The rest of the southern region is a vast alluvial plain, except for the western plateau fringe and the sub-montane area of Darjeeling district, the entire length of West Bengal is one rolling up land. The vast alluvial plains of the state spread from Jalpaiguri and Siliguri in the north to the Sundarban creeks and its Kanthi littoral in the south. The southern region is bisected by the Bhagirathi (Hooghly)river, one of the two forks of the Ganga that take off from top of Murshidabad district. The plain land on the western bank of the Hooghly river is largely formed by the deposits carried by a system of hill rivers rising in the western hills that pour their waters into the Hooghly and form part of the Gangetic delta. The main river in this system is the Damodar, Bengal's 'River of Sorrow'. The plains  to the east are watered by distributaries of the Ganga branching off in West Bengal as well as Bangladesh. One feature of these plains is the existence of shallow lagoons called 'dahas'or 'boonrs', formed by beds of distributaries that got silted up above and below and of low marsh lands called bells that become flooded during the rainy season.

The coastal fringe likewise is of two distinct characters, west of the Hooghly the coastal strip in Midnapur district called the Contai or Kanthi strip. It consist of sand dunes and salt marshes mingled with each other. The marshes are formed behind well-developed sand bars. At places there are large shifting sand dunes, which have a tendency to blow landwards and encroach upon the cultivated land behind them. Vistas of Casuarinas plantation are being developed all along the coast to fix the dunes and stop sea erosion. The Japanese quick growing creeper Kudzu is also being planted. The natural vegetation consists of clumps of Keya bushes. Their fragrant flowers are collected to produce the famous Kewra scent.

The Sunderbans

The Hooghly river estuary that covers the entire southern portion, nearly a fourth of the total area of twenty four  Parganas district consist of the remarkable tropical forest called the Sunderbans.

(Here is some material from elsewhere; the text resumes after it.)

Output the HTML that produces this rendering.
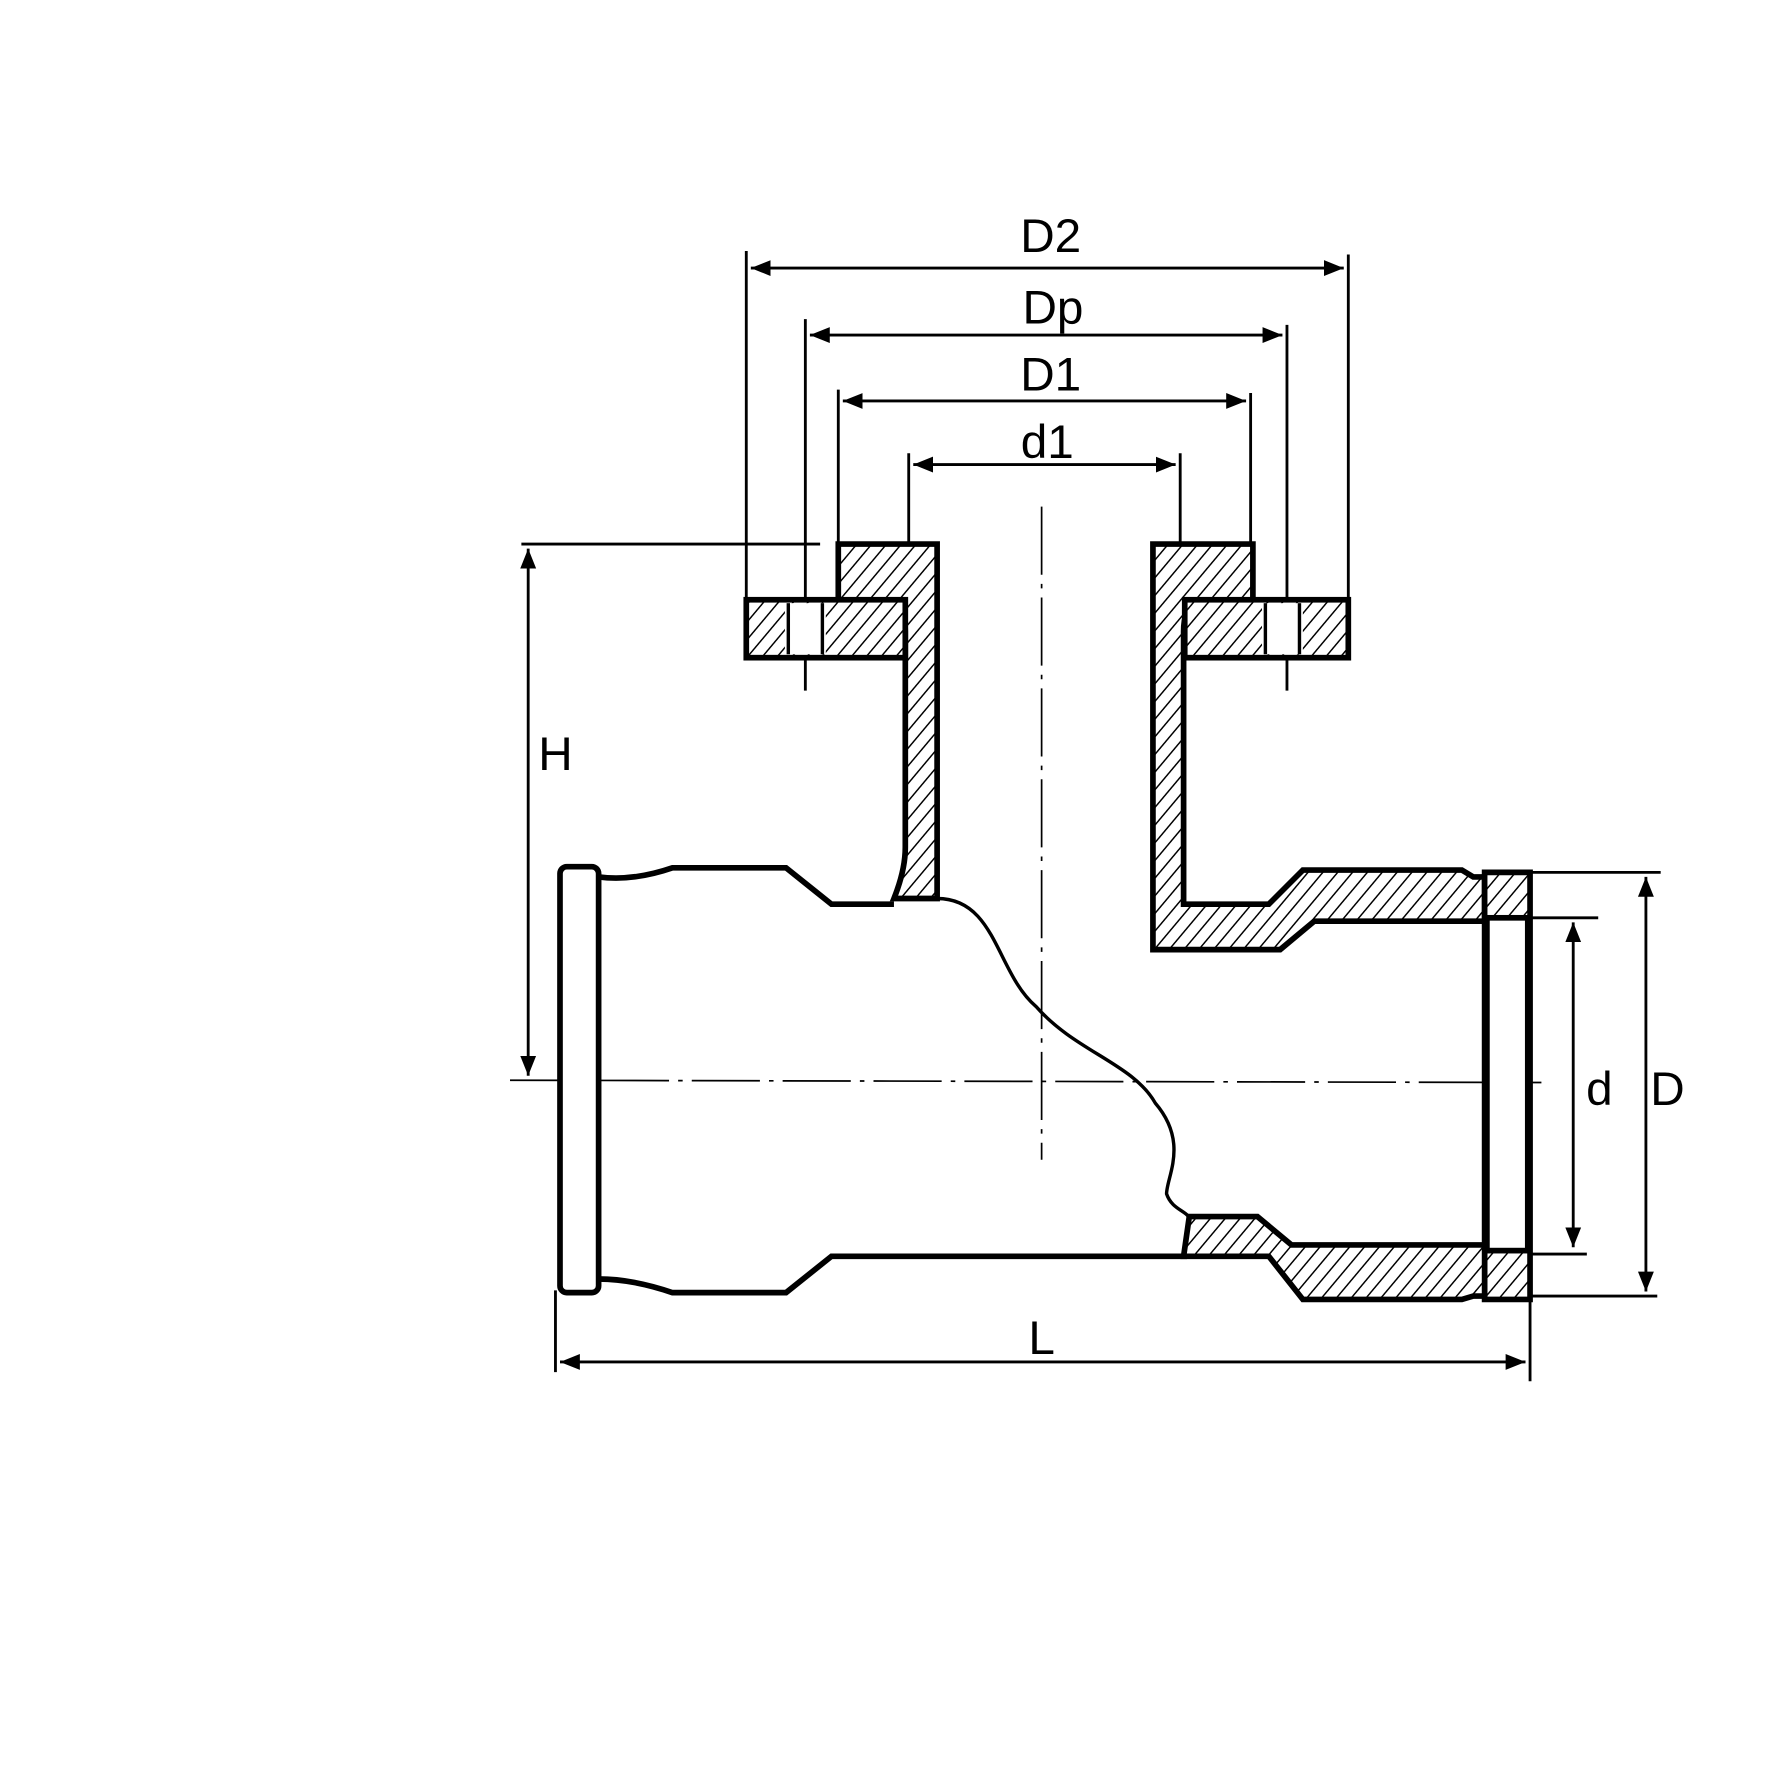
<!DOCTYPE html>
<html><head><style>html,body{margin:0;background:#fff}svg{display:block}</style></head>
<body>
<svg width="1772" height="1772" viewBox="0 0 1560 1560" xmlns="http://www.w3.org/2000/svg" font-family="Liberation Sans, sans-serif">
<defs>
<pattern id="h" width="10" height="10" patternUnits="userSpaceOnUse" patternTransform="rotate(40)">
<rect width="10" height="10" fill="#fff"/><line x1="0" y1="0" x2="0" y2="10" stroke="#000" stroke-width="2.6"/></pattern>
<marker id="a" viewBox="0 0 10 10" refX="10" refY="5" markerWidth="7" markerHeight="7" orient="auto-start-reverse"><path d="M0,1 L10,5 L0,9 z"/></marker>
</defs>
<g transform="translate(-3,-4)">
<g stroke="#000" fill="none" stroke-width="2.5">
<line x1="660" y1="225" x2="660" y2="530"/><line x1="1190" y1="228" x2="1190" y2="530"/>
<line x1="712" y1="285" x2="712" y2="612"/><line x1="1136" y1="290" x2="1136" y2="612"/>
<line x1="741" y1="347" x2="741" y2="485"/><line x1="1104" y1="350" x2="1104" y2="485"/>
<line x1="803" y1="403" x2="803" y2="483"/><line x1="1042" y1="403" x2="1042" y2="483"/>
<line x1="462" y1="483" x2="725" y2="483"/>
<line x1="1340" y1="772" x2="1465" y2="772"/><line x1="1350" y1="1145" x2="1462" y2="1145"/>
<line x1="1350" y1="812" x2="1410" y2="812"/><line x1="1350" y1="1108" x2="1400" y2="1108"/>
<line x1="492" y1="1140" x2="492" y2="1212"/><line x1="1350" y1="1150" x2="1350" y2="1220"/>
<line x1="664" y1="240" x2="1186" y2="240" marker-start="url(#a)" marker-end="url(#a)"/>
<line x1="716" y1="299" x2="1132" y2="299" marker-start="url(#a)" marker-end="url(#a)"/>
<line x1="745" y1="357" x2="1100" y2="357" marker-start="url(#a)" marker-end="url(#a)"/>
<line x1="807" y1="413" x2="1038" y2="413" marker-start="url(#a)" marker-end="url(#a)"/>
<line x1="468" y1="487" x2="468" y2="951" marker-start="url(#a)" marker-end="url(#a)"/>
<line x1="1388" y1="816" x2="1388" y2="1102" marker-start="url(#a)" marker-end="url(#a)"/>
<line x1="1452" y1="776" x2="1452" y2="1141" marker-start="url(#a)" marker-end="url(#a)"/>
<line x1="496" y1="1203" x2="1346" y2="1203" marker-start="url(#a)" marker-end="url(#a)"/>
<line x1="452" y1="955" x2="1360" y2="957" stroke-width="1.5" stroke-dasharray="60,8,4,8"/>
<line x1="920" y1="450" x2="920" y2="1025" stroke-width="1.5" stroke-dasharray="60,8,4,8"/>
</g>
<g stroke="#000" stroke-width="5" fill="url(#h)">
<path d="M741,483 H828 V795 H790 Q800,770 800,750 V560 Q800,540 790,533 H741 Z"/>
<rect x="660" y="532" width="140" height="51"/>
<rect x="694" y="535" width="36" height="45" fill="#fff" stroke="none"/>
<line x1="697" y1="535" x2="697" y2="580" stroke-width="3"/><line x1="727" y1="535" x2="727" y2="580" stroke-width="3"/>
<path d="M1106,483 H1018 V840 H1130 L1160,815 H1310 V776 H1300 L1290,770 H1150 L1120,800 H1045 V560 Q1045,540 1055,533 H1106 Z"/>
<rect x="1046" y="532" width="144" height="51"/>
<rect x="1114" y="535" width="36" height="45" fill="#fff" stroke="none"/>
<line x1="1117" y1="535" x2="1117" y2="580" stroke-width="3"/><line x1="1147" y1="535" x2="1147" y2="580" stroke-width="3"/>
<path d="M1310,772 H1350 V1148 H1310 Z" fill="url(#h)"/>
<rect x="1312" y="812" width="36" height="293" fill="#fff"/>
<path d="M1050,1075 H1110 L1140,1100 H1310 V1145 H1300 L1290,1148 H1150 L1120,1110 H1045 Z"/>
<rect x="496" y="767" width="34" height="375" rx="6" fill="#fff"/>
</g>
<g stroke="#000" stroke-width="5" fill="none">
<path d="M530,776 Q560,780 595,768 H695 L735,800 H790"/>
<path d="M530,1130 Q560,1130 595,1142 H695 L735,1110 H1048"/>
</g>
<path d="M828,795 C880,795 880,860 915,890 C950,930 1000,940 1020,975 C1050,1010 1030,1040 1030,1055 C1035,1070 1050,1070 1050,1078" stroke="#000" stroke-width="3" fill="none"/>
<g font-size="42" fill="#000" text-anchor="middle">
<text x="928" y="226">D2</text><text x="930" y="289">Dp</text>
<text x="928" y="348">D1</text><text x="925" y="407">d1</text>
<text x="492" y="682">H</text><text x="1411" y="977">d</text>
<text x="1471" y="977">D</text><text x="920" y="1196">L</text>
</g>
</g>
</svg>
</body></html>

The major portion of this Sforest is located in the adjoining Bangladesh district of Khulna and Barisal. The region is entirely alluvial. It is crisscrossed by a network of naturally forming arterial streams branching off from the major waterways and almost wholly consist of swamps and morasses abounding in quick sands. Close to the sea-belts the jungles are thick and hardly penetrable on account of the boggy character of the soil and the treacherous-sharp pointed spikes of the Sundri (mangrove) trees. The Sunderbans are abound in royal Bengal tiger, leopard, rhinoceros, wild hog, deer, monkeys, python, different species of Cobra and other snakes and many varieties of birds. The rivers are abound in Crocodile, shark and many kinds of fish.

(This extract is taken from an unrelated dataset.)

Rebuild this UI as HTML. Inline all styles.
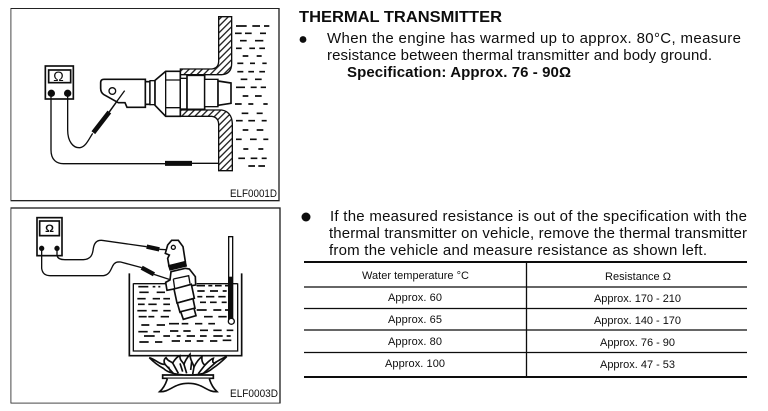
<!DOCTYPE html>
<html><head><meta charset="utf-8"><style>
html,body{margin:0;padding:0;background:#fff;width:768px;height:411px;overflow:hidden}
svg{display:block;font-family:"Liberation Sans",sans-serif;fill:#111}
</style></head><body>
<svg width="768" height="411" viewBox="0 0 768 411" xmlns="http://www.w3.org/2000/svg">
<defs>
<pattern id="h" width="14" height="14" patternUnits="userSpaceOnUse" patternTransform="rotate(45)"><rect width="14" height="14" fill="#fff"/><rect x="0" width="4" height="14" fill="#222"/></pattern>
<filter id="b" x="0" y="0" width="100%" height="100%"><feGaussianBlur stdDeviation="0.3"/></filter>
</defs>
<rect width="768" height="411" fill="#fff"/>
<g filter="url(#b)">
<!-- Diagram 1 -->
<g transform="scale(.33333)" fill="none" stroke="#111" stroke-width="4">
<rect x="32" y="25" width="805" height="577" stroke-width="4" stroke="#222"/>
<rect x="136" y="198" width="84" height="99" stroke-width="5"/>
<rect x="146" y="210" width="66" height="38" stroke-width="5"/>
<circle cx="154" cy="280" r="9" fill="#111"/><circle cx="203" cy="280" r="9" fill="#111"/>
<path d="M203 280V390C203 425 220 445 240 443C258 440 268 415 278 400"/>
<path d="M280 398L328 336" stroke-width="14"/>
<path d="M328 336L372 274" stroke-width="4"/>
<path d="M153 280V450C153 480 170 491 190 491H495"/>
<path d="M495 490H576" stroke-width="15"/>
<path d="M576 490H655"/>
<!-- walls -->
<path d="M656 50H695V190Q695 222 665 224H541V207H635Q655 205 656 185Z" fill="url(#h)"/>
<path d="M656 512H697V370Q695 335 665 330H541V349H635Q655 352 656 372Z" fill="url(#h)"/>
<!-- sensor -->
<path d="M312 238H436V322H381L375 308H355L312 284Q302 278 302 265V248Q302 238 312 238Z" fill="#fff" stroke-width="5"/>
<circle cx="337" cy="273" r="10" stroke-width="4"/>
<path d="M374 272L326 338" stroke-width="4"/>
<rect x="436" y="245" width="14" height="68" fill="#fff" stroke-width="5"/>
<rect x="450" y="242" width="15" height="72" fill="#fff" stroke-width="4"/>
<path d="M465 241L497 214H541V349H497L465 316Z" fill="#fff" stroke-width="5"/>
<path d="M497 214V349M497 240H541M497 323H541"/>
<rect x="541" y="235" width="20" height="92" fill="#fff"/>
<rect x="561" y="226" width="53" height="102" fill="#fff" stroke-width="5"/>
<rect x="614" y="238" width="40" height="82" fill="#fff"/>
<path d="M654 243L693 249V310L654 316Z" fill="#fff" stroke-width="5"/>
</g>
<g transform="scale(.33333)" stroke="#111" stroke-width="5" fill="none">
<path d="M708 78h32M757 78h23M792 78h16M705 100h20M735 100h20M780 100h18M720 122h20M765 122h25M708 145h17M748 145h17M778 145h17M728 168h17M770 168h15M712 190h18M750 190h15M787 190h13M712 215h18M745 215h17M778 215h17M722 238h20M765 238h20M708 262h27M752 262h18M782 262h16M728 288h17M765 288h20M705 312h20M745 312h15M790 312h13M725 340h20M770 340h18M708 362h20M745 362h20M785 362h15M728 390h17M770 390h20M708 418h17M750 418h20M790 418h15M730 447h15M775 447h15M715 475h20M752 475h20M785 475h15M745 498h20M775 498h20"/>
</g>
<text x="58.500" y="81" font-size="14" text-anchor="middle">Ω</text>
<text x="230" y="197" font-size="11" textLength="47" lengthAdjust="spacingAndGlyphs">ELF0001D</text>

<!-- Diagram 2 -->
<g transform="translate(0,205) scale(.33333)" fill="none" stroke="#111" stroke-width="4">
<rect x="32" y="9" width="808" height="586" stroke-width="4" stroke="#222"/>
<rect x="111" y="38" width="75" height="114" stroke-width="5"/>
<rect x="119" y="48" width="59" height="44" stroke-width="5"/>
<circle cx="125" cy="130" r="6" fill="#111"/><circle cx="171" cy="130" r="6" fill="#111"/>
<path d="M171 130V150C172 160 180 164 195 164H250C272 163 278 150 280 130C283 112 292 105 305 106L440 125"/>
<path d="M440 125L478 133" stroke-width="13"/><path d="M478 133L512 135"/>
<path d="M125 130V190C127 205 135 212 150 212H310C328 210 332 195 338 183C344 172 350 170 362 171L425 188"/>
<path d="M425 188L462 208" stroke-width="13"/><path d="M462 208L510 224"/>
<!-- tank -->
<path d="M388 205V452H725V205" stroke-width="5"/>
<path d="M400 235V438H713V235" stroke-width="4"/>
<path d="M400 236H500M590 236H713"/>
<!-- thermometer -->
<rect x="686" y="95" width="12" height="250" fill="#fff" stroke-width="4"/>
<path d="M692 215V345" stroke-width="10"/>
<circle cx="694" cy="349" r="9" fill="#fff" stroke-width="4"/>
<!-- sensor -->
<path d="M503 120L515 106H535L549 125L556 170L507 183L503 160L508 150L496 145Z" fill="#fff" stroke-width="5"/>
<circle cx="520" cy="127" r="6"/>
<path d="M506 182L556 170L559 183L510 195Z" fill="#111"/>
<path d="M513 200L556 190L568 192L586 215L587 240L501 256L497 232L510 225Z" fill="#fff" stroke-width="5"/>
<path d="M520 222L566 212L570 236M520 222L524 250"/>
<path d="M522 252L574 238L583 280L531 294Z" fill="#fff" stroke-width="5"/>
<path d="M532 294L579 281L585 310L540 322Z" fill="#fff" stroke-width="5"/>
<path d="M542 320L582 310L588 332L550 343Z" fill="#fff" stroke-width="5"/>
<!-- burner -->
<path d="M488 510L640 510L640 520L488 520Z" fill="#fff" stroke-width="5"/>
<path d="M502 521C498 535 490 550 479 560C510 562 520 535 565 535C610 535 620 562 651 560C638 548 632 535 628 521" fill="#fff" stroke-width="5"/>
<!-- flame -->
<path d="M448 458C470 465 480 480 495 478C490 470 492 462 498 458C505 470 512 468 518 474C524 464 530 455 540 452C538 465 548 470 552 478C556 465 564 455 570 448C570 465 578 472 582 486C590 470 598 460 606 455C604 470 610 478 615 480C625 470 632 462 640 460C636 472 640 478 650 470C660 464 670 458 680 455C665 470 650 482 638 490C620 505 600 510 565 510C530 510 505 505 490 490C475 482 460 470 448 458Z" fill="#fff" stroke-width="5"/>
<path d="M495 478L520 505M518 474L535 505M505 485L512 500M552 478L560 505M582 486L578 508M615 480L595 506M650 470L610 505M540 475L548 500M575 470L572 495" stroke-width="5"/>
</g>
<g transform="translate(0,205) scale(.33333)" stroke="#111" stroke-width="5" fill="none">
<path d="M415 245h30M458 245h8M475 245h6M418 262h28M470 262h25M412 281h25M458 281h22M490 281h20M414 298h20M445 298h25M490 298h20M412 317h28M455 317h18M490 317h22M416 335h24M445 335h18M482 335h25M424 360h24M470 360h25M507 356h30M545 356h20M585 356h22M625 356h20M415 380h28M460 380h20M510 378h25M550 378h22M600 376h24M640 376h25M680 376h20M432 393h32M490 393h20M530 393h12M560 393h25M600 393h20M640 393h28M680 393h12M418 411h28M465 411h22M515 408h25M555 408h18M590 408h20M630 408h22M668 406h26M590 242h25M625 242h12M645 242h20M675 242h12M592 258h22M630 258h24M668 258h12M592 275h15M618 275h25M655 275h22M600 292h18M630 292h20M665 292h15M590 315h30M640 315h24M675 315h10M612 335h26M655 335h25"/>
</g>
<text x="49.500" y="232" font-size="11" font-weight="bold" text-anchor="middle">Ω</text>
<text x="230" y="397" font-size="11" textLength="48" lengthAdjust="spacingAndGlyphs">ELF0003D</text>

<!-- Text -->
<text x="299" y="22" font-size="16" font-weight="bold" textLength="203" lengthAdjust="spacingAndGlyphs">THERMAL TRANSMITTER</text>
<circle cx="303" cy="39.500" r="3.400"/>
<text x="327" y="43" font-size="15" textLength="414" lengthAdjust="spacing">When the engine has warmed up to approx. 80°C, measure</text>
<text x="327" y="60" font-size="15" textLength="385" lengthAdjust="spacing">resistance between thermal transmitter and body ground.</text>
<text x="347" y="77" font-size="15" font-weight="bold" textLength="224" lengthAdjust="spacing">Specification: Approx. 76 - 90Ω</text>
<circle cx="306" cy="217" r="4.500"/>
<text x="330" y="221" font-size="15" textLength="417" lengthAdjust="spacing">If the measured resistance is out of the specification with the</text>
<text x="329" y="238" font-size="15" textLength="418" lengthAdjust="spacing">thermal transmitter on vehicle, remove the thermal transmitter</text>
<text x="329" y="255" font-size="15" textLength="378" lengthAdjust="spacing">from the vehicle and measure resistance as shown left.</text>

<!-- Table -->
<g stroke="#111" fill="none">
<path d="M304 262H747" stroke-width="2"/>
<path d="M304 287H747M304 308.500H747M304 330H747M304 352.500H747" stroke-width="1.300"/>
<path d="M304 377H747" stroke-width="2"/>
<path d="M526.500 262V376" stroke-width="1.300"/>
</g>
<g font-size="11">
<text x="362" y="279" textLength="107" lengthAdjust="spacing">Water temperature °C</text>
<text x="605" y="280" textLength="66" lengthAdjust="spacing">Resistance Ω</text>
<text x="388" y="301" textLength="54" lengthAdjust="spacing">Approx. 60</text>
<text x="594" y="302" textLength="87" lengthAdjust="spacing">Approx. 170 - 210</text>
<text x="388" y="323" textLength="54" lengthAdjust="spacing">Approx. 65</text>
<text x="594" y="324" textLength="87" lengthAdjust="spacing">Approx. 140 - 170</text>
<text x="388" y="345" textLength="54" lengthAdjust="spacing">Approx. 80</text>
<text x="600" y="346" textLength="75" lengthAdjust="spacing">Approx. 76 - 90</text>
<text x="385" y="367" textLength="60" lengthAdjust="spacing">Approx. 100</text>
<text x="600" y="368" textLength="75" lengthAdjust="spacing">Approx. 47 - 53</text>
</g>
</g>
</svg>
</body></html>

The jungle prevent major erosion of the coastline, the tidal incursions of saline water from the sea and the torrential flow of water in the river during the monsoons cause frequent and considerable changes in the land area above the jungle fringe. Here is a constant war between nature and man for saving the rice producing agricultural land from being inundated by brackish water or being rapidly eroded by the sea. Huge earthen dykes are constructed around agricultural settlements called Chauks. The hinter land between the Damodar and the Hooghly and right up to the border of Bangladesh is served by dead or drying channels of the Hooghly. This area is called the Moribund Delta.